I recently built a Tiny Rock-Paper-Scissors (RPS) demo using PyTorch and ExecuTorch on the Arm Corstone-320 platform. The goal: take a small Convolutional Neural Network (CNN) trained in PyTorch and deploy it all the way to a simulated Arm microcontroller with an Arm Ethos-U NPU (via the Arm Fixed Virtual Platform (FVP)). Here’s what that journey looks like, and why it matters for anyone building at the edge.

Why PyTorch at the Edge?

PyTorch makes model experimentation fast and intuitive, but moving from the flexibility of dynamic graphs to the rigid constraints of embedded hardware isn’t trivial. Most microcontrollers have less than 1 MB of RAM and no operating system, so traditional Python inference is off the table.

ExecuTorch solves this by compiling PyTorch models into a compact, portable format (`.pte`) that runs on devices with minimal compute, power, and memory. During this process, weights and activations are quantized from floating-point to lower-precision integer formats (typically int8), dramatically reducing both memory footprint and compute costs while maintaining model accuracy.
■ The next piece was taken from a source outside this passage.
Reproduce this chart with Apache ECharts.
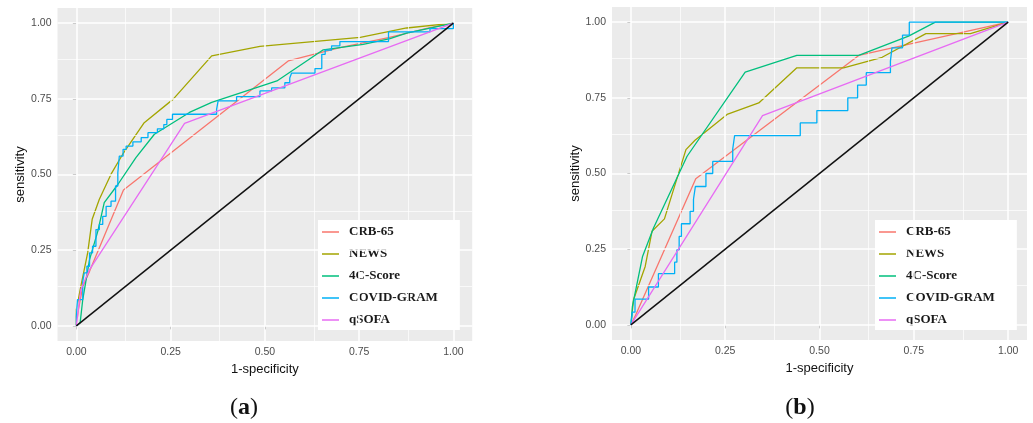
<!DOCTYPE html>
<html>
<head>
<meta charset="utf-8">
<script src="https://cdn.jsdelivr.net/npm/echarts@6/dist/echarts.min.js"></script>
<style>html,body{margin:0;padding:0;background:#fff;}#c{width:1033px;height:423px;}</style>
</head>
<body>
<div id="c"></div>
<script>
// ---- data ----
const seriesNames = ['CRB-65', 'NEWS', '4C-Score', 'COVID-GRAM', 'qSOFA'];
const tickValues = [0, 0.25, 0.5, 0.75, 1];
const minorValues = [0.125, 0.375, 0.625, 0.875];
const panelCaptions = ['a', 'b'];
const axisTitleX = '1-specificity';
const axisTitleY = 'sensitivity';

// panel (a): [1-specificity, sensitivity]
const aCRB65 = [[0,0],[0.005,0.05],[0.017,0.13],[0.035,0.18],[0.125,0.449],[0.562,0.875],[0.699,0.919],[0.828,0.952],[0.938,0.985],[1,1]];
const aNEWS = [[0,0],[0,0.054],[0.012,0.131],[0.03,0.241],[0.042,0.352],[0.061,0.418],[0.092,0.501],[0.123,0.567],[0.18,0.671],[0.257,0.749],[0.359,0.892],[0.487,0.923],[0.753,0.953],[0.876,0.984],[1,1]];
const a4C = [[0,0],[0.01,0.01],[0.017,0.087],[0.035,0.219],[0.057,0.313],[0.074,0.407],[0.11,0.467],[0.158,0.556],[0.207,0.633],[0.3,0.705],[0.359,0.738],[0.532,0.809],[0.655,0.912],[0.761,0.93],[0.832,0.949],[0.876,0.967],[1,1]];
const aGRAM = [[0,0],[0,0.03],[0.003,0.03],[0.003,0.087],[0.017,0.087],[0.017,0.148],[0.021,0.148],[0.021,0.175],[0.028,0.175],[0.028,0.197],[0.035,0.197],[0.035,0.241],[0.043,0.241],[0.043,0.263],[0.052,0.263],[0.052,0.318],[0.061,0.318],[0.061,0.335],[0.07,0.335],[0.07,0.362],[0.079,0.362],[0.079,0.395],[0.092,0.395],[0.092,0.412],[0.104,0.412],[0.104,0.462],[0.11,0.462],[0.11,0.506],[0.114,0.506],[0.114,0.561],[0.124,0.561],[0.124,0.583],[0.132,0.583],[0.132,0.594],[0.15,0.594],[0.15,0.608],[0.172,0.608],[0.172,0.622],[0.19,0.622],[0.19,0.638],[0.215,0.638],[0.215,0.651],[0.232,0.651],[0.232,0.665],[0.24,0.665],[0.24,0.682],[0.255,0.682],[0.255,0.699],[0.372,0.699],[0.372,0.715],[0.376,0.715],[0.376,0.743],[0.425,0.743],[0.425,0.757],[0.487,0.757],[0.487,0.776],[0.518,0.776],[0.518,0.786],[0.553,0.786],[0.553,0.803],[0.566,0.803],[0.566,0.819],[0.571,0.819],[0.571,0.835],[0.633,0.835],[0.633,0.85],[0.651,0.85],[0.651,0.897],[0.66,0.897],[0.66,0.911],[0.677,0.911],[0.677,0.925],[0.699,0.925],[0.699,0.939],[0.828,0.939],[0.828,0.971],[0.938,0.971],[0.938,0.982],[1,0.982],[1,1]];
const aQSOFA = [[0,0],[0.004,0.043],[0.012,0.12],[0.035,0.186],[0.287,0.669],[1,1]];

// panel (b)
const bCRB65 = [[0,0],[0.011,0.028],[0.172,0.483],[0.604,0.89],[1,1]];
const bNEWS = [[0,0],[0.007,0.083],[0.038,0.193],[0.056,0.309],[0.089,0.35],[0.146,0.579],[0.17,0.61],[0.255,0.695],[0.339,0.733],[0.44,0.849],[0.564,0.849],[0.666,0.884],[0.782,0.962],[0.9,0.962],[1,1]];
const b4C = [[0,0],[0.004,0.06],[0.031,0.226],[0.06,0.32],[0.149,0.557],[0.303,0.835],[0.44,0.89],[0.604,0.89],[0.736,0.954],[0.807,1],[1,1]];
const bGRAM = [[0,0],[0.004,0],[0.004,0.042],[0.011,0.042],[0.011,0.085],[0.047,0.085],[0.047,0.125],[0.073,0.125],[0.073,0.169],[0.116,0.169],[0.116,0.207],[0.122,0.207],[0.122,0.248],[0.128,0.248],[0.128,0.292],[0.134,0.292],[0.134,0.334],[0.157,0.334],[0.157,0.375],[0.166,0.375],[0.166,0.415],[0.171,0.415],[0.171,0.457],[0.199,0.457],[0.199,0.5],[0.217,0.5],[0.217,0.54],[0.27,0.54],[0.27,0.581],[0.275,0.581],[0.275,0.625],[0.449,0.625],[0.449,0.667],[0.493,0.667],[0.493,0.708],[0.575,0.708],[0.575,0.75],[0.601,0.75],[0.601,0.792],[0.624,0.792],[0.624,0.833],[0.688,0.833],[0.688,0.871],[0.692,0.871],[0.692,0.915],[0.72,0.915],[0.72,0.957],[0.738,0.957],[0.738,1],[1,1]];
const bQSOFA = [[0,0],[0.349,0.691],[1,1]];

const chanceLine = [[0,0],[1,1]];

// ---- build ----
const colors = ['#F8766D', '#A3A500', '#00BF7D', '#00B0F6', '#E76BF3'];
const panels = [[aCRB65, aNEWS, a4C, aGRAM, aQSOFA], [bCRB65, bNEWS, b4C, bGRAM, bQSOFA]];
const gridDefs = [
  {left: 57.5, top: 8, width: 414.7, height: 333},
  {left: 612, top: 7, width: 415, height: 333}
];
const legendPos = [{left: 318, top: 220}, {left: 875, top: 220}];
const captionPos = [[244, 408], [800, 408]];
const font = 'Liberation Sans, Arial, sans-serif';

const option = {
  animation: false,
  grid: gridDefs.map(g => Object.assign({show: true, backgroundColor: '#EBEBEB', borderWidth: 0, containLabel: false}, g)),
  xAxis: [], yAxis: [], series: [], legend: [], graphic: []
};

panels.forEach((pdata, pi) => {
  const axisCommon = {
    gridIndex: pi, type: 'value', min: -0.05, max: 1.05,
    axisLine: {show: false},
    splitLine: {show: false},
    axisTick: {show: true, customValues: tickValues, length: 3.5, lineStyle: {color: '#333', width: 1}},
    axisLabel: {customValues: tickValues, formatter: v => v.toFixed(2), color: '#4D4D4D', fontSize: 10.5, fontFamily: font, margin: 6},
    nameLocation: 'middle',
    nameTextStyle: {color: '#111', fontSize: 13, fontFamily: font}
  };
  option.xAxis.push(Object.assign({}, axisCommon, {name: axisTitleX, nameGap: 20}));
  option.yAxis.push(Object.assign({}, axisCommon, {name: axisTitleY, nameGap: 28}));

  // background grid lines
  const ml = [];
  minorValues.forEach(v => {
    ml.push({xAxis: v, lineStyle: {width: 0.7}});
    ml.push({yAxis: v, lineStyle: {width: 0.7}});
  });
  tickValues.forEach(v => {
    ml.push({xAxis: v, lineStyle: {width: 1.5}});
    ml.push({yAxis: v, lineStyle: {width: 1.5}});
  });
  option.series.push({
    type: 'line', xAxisIndex: pi, yAxisIndex: pi, data: [], silent: true, z: 1,
    markLine: {silent: true, symbol: 'none', label: {show: false}, animation: false,
      lineStyle: {color: '#FFFFFF', type: 'solid'}, data: ml}
  });

  pdata.forEach((d, si) => {
    option.series.push({
      name: seriesNames[si], type: 'line', xAxisIndex: pi, yAxisIndex: pi,
      data: d, showSymbol: false, symbol: 'none', z: 3 + si,
      lineStyle: {color: colors[si], width: 1.3},
      itemStyle: {color: colors[si]}
    });
  });
  option.series.push({
    type: 'line', xAxisIndex: pi, yAxisIndex: pi, data: chanceLine,
    showSymbol: false, symbol: 'none', z: 10, silent: true,
    lineStyle: {color: '#111', width: 1.5}
  });

  option.legend.push({
    orient: 'vertical', left: legendPos[pi].left, top: legendPos[pi].top,
    data: seriesNames, icon: 'rect', itemWidth: 17, itemHeight: 1.5, itemGap: 8,
    backgroundColor: '#FFFFFF', padding: [5, 22, 3, 4], selectedMode: false,
    textStyle: {fontFamily: 'Liberation Serif, Times New Roman, serif', fontWeight: 'bold', fontSize: 13,
      color: '#1a1a1a', lineHeight: 14, padding: [0, 0, 0, 5]}
  });

  option.graphic.push({
    type: 'text', x: captionPos[pi][0], y: captionPos[pi][1],
    style: {
      text: '{p|(}{b|' + panelCaptions[pi] + '}{p|)}',
      align: 'center', verticalAlign: 'middle',
      rich: {
        p: {fontFamily: 'Liberation Serif, serif', fontSize: 24, fill: '#111', fontWeight: 'normal'},
        b: {fontFamily: 'Liberation Serif, serif', fontSize: 24, fill: '#111', fontWeight: 'bold'}
      }
    }
  });
});

const chart = echarts.init(document.getElementById('c'), null, {renderer: 'canvas'});
chart.setOption(option);
</script>
</body>
</html>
The computation graph is also flattened, fused, and optimized, removing redundant operations and enabling smooth execution at the edge. It extends the PyTorch ecosystem all the way down to the smallest Arm Cortex-M and Ethos-U-based systems.

From PyTorch to the Micro-Edge

The great news is, I have built a detailed learning path to guide you through an end-to-end TinyML EdgeAI pipeline.

The Tiny RPS Game

The course’s centerpiece is the Tiny RPS game. It’s a fun and approachable way to learn about TinyML, while showing that PyTorch workflows can scale down just as easily as they scale up. It is a minimal but complete AI workflow which:

• Generates its own dataset.
• Trains a CNN in PyTorch.
• Exports it via ExecuTorch.
• Deploys it to the FVP, no need for physical hardware.
• All you need is an x86 Linux host machine or VM running Ubuntu 22.04 or later.

The Pipeline

1. Model Training in PyTorch

We define and train a compact CNN to classify synthetic images of “rock,” “paper,” and “scissors.” Each class is rendered as a noisy 28×28 grayscale image of its first letter (“R”, “P”, or “S”) to simulate data variation. (See Learning Path for detailed script)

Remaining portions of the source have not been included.